描述 Description
Farmer John has received a noise complaint from his neighbor, Farmer Bob, stating that his cows are making too much noise. FJ’s N cows (1 <= N <= 10,000) all graze at various locations on a long one-dimensional pasture. The cows are very chatty animals. Every pair of cows simultaneously carries on a conversation (so every cow is simultaneously MOOing at all of the N-1 other cows). When cow i MOOs at cow j, the volume of this MOO must be equal to the distance between i and j, in order for j to be able to hear the MOO at all. Please help FJ compute the total volume of sound being generated by all N*(N-1) simultaneous MOOing sessions.
约翰的邻居鲍勃控告约翰家的牛们太会叫.
约翰的 N(1≤N≤10000) 只牛在一维的草场上的不同地点吃着草.她们都是些爱说闲话的奶牛,每一只同时与其他 N-1 只牛聊着天.一个对话的进行,需要两只牛都按照和她们间距离等大的音量吼叫,因此草场上存在着 N(N-1)/2 个声音. 请计算这些音量的和.
输入格式 InputFormat
Line 1: N * Lines 2..N+1: The location of each cow (in the range 0..1,000,000,000).

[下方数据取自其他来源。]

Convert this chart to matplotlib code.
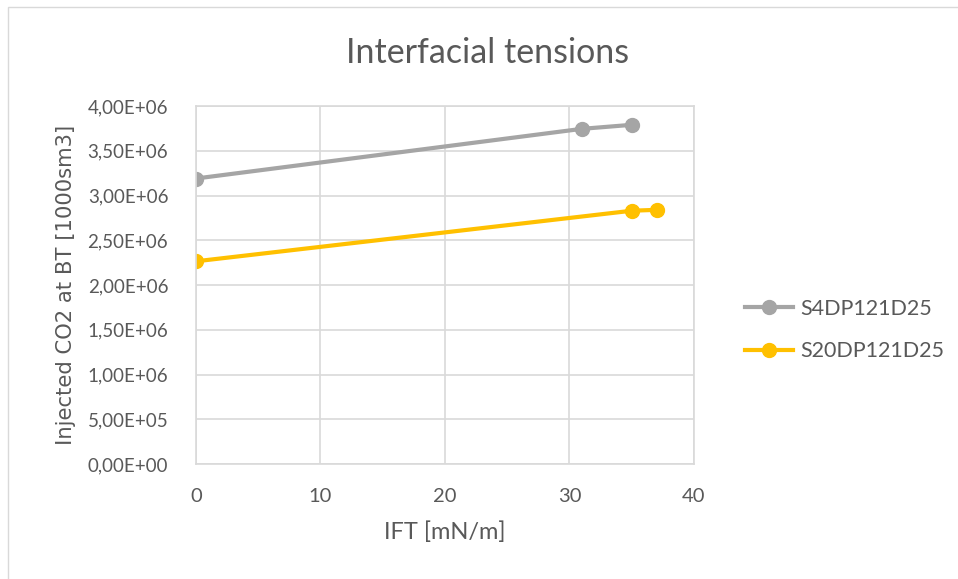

第 1 行输入 N,接下来输入 N 个整数,表示一只牛所在的位置.
输出格式 OutputFormat
Line 1: A single integer, the total volume of all the MOOs.
一个整数,表示总音量.
样例输入 SampleInput
5
1
5
3
2
4
样例输出 SampleOutput
40
来源 Source
Silver
代码 Code
递增排序后 \[Ans=\sum_{i=1}^{n-1}i*(n-i)*(a[i+1]-a[i]).\] 注意要用 long long.
#include <stdio.h>
#include <iostream>
#include <cstring>
#include <algorithm>
#include <cmath>
using namespace std;
long long a[10005];
int i,j,t,n,m,l,r,k,z,y,x;
inline int read()
{
int x=0;char ch=getchar();
while (ch<'0' || ch>'9') ch=getchar();
while (ch>='0' && ch<='9') x=x*10+ch-'0',ch=getchar();
return x;
}
int main()
{
n=read();
for (i=1;i<=n;i++) a[i]=read();
sort(a+1,a+n+1);
long long ans=0;
for (i=1;i<n;i++) ans+=(long long)i*(n-i)*(a[i+1]-a[i]);
ans*=2;
printf("%lld\n",ans);
return 0;
}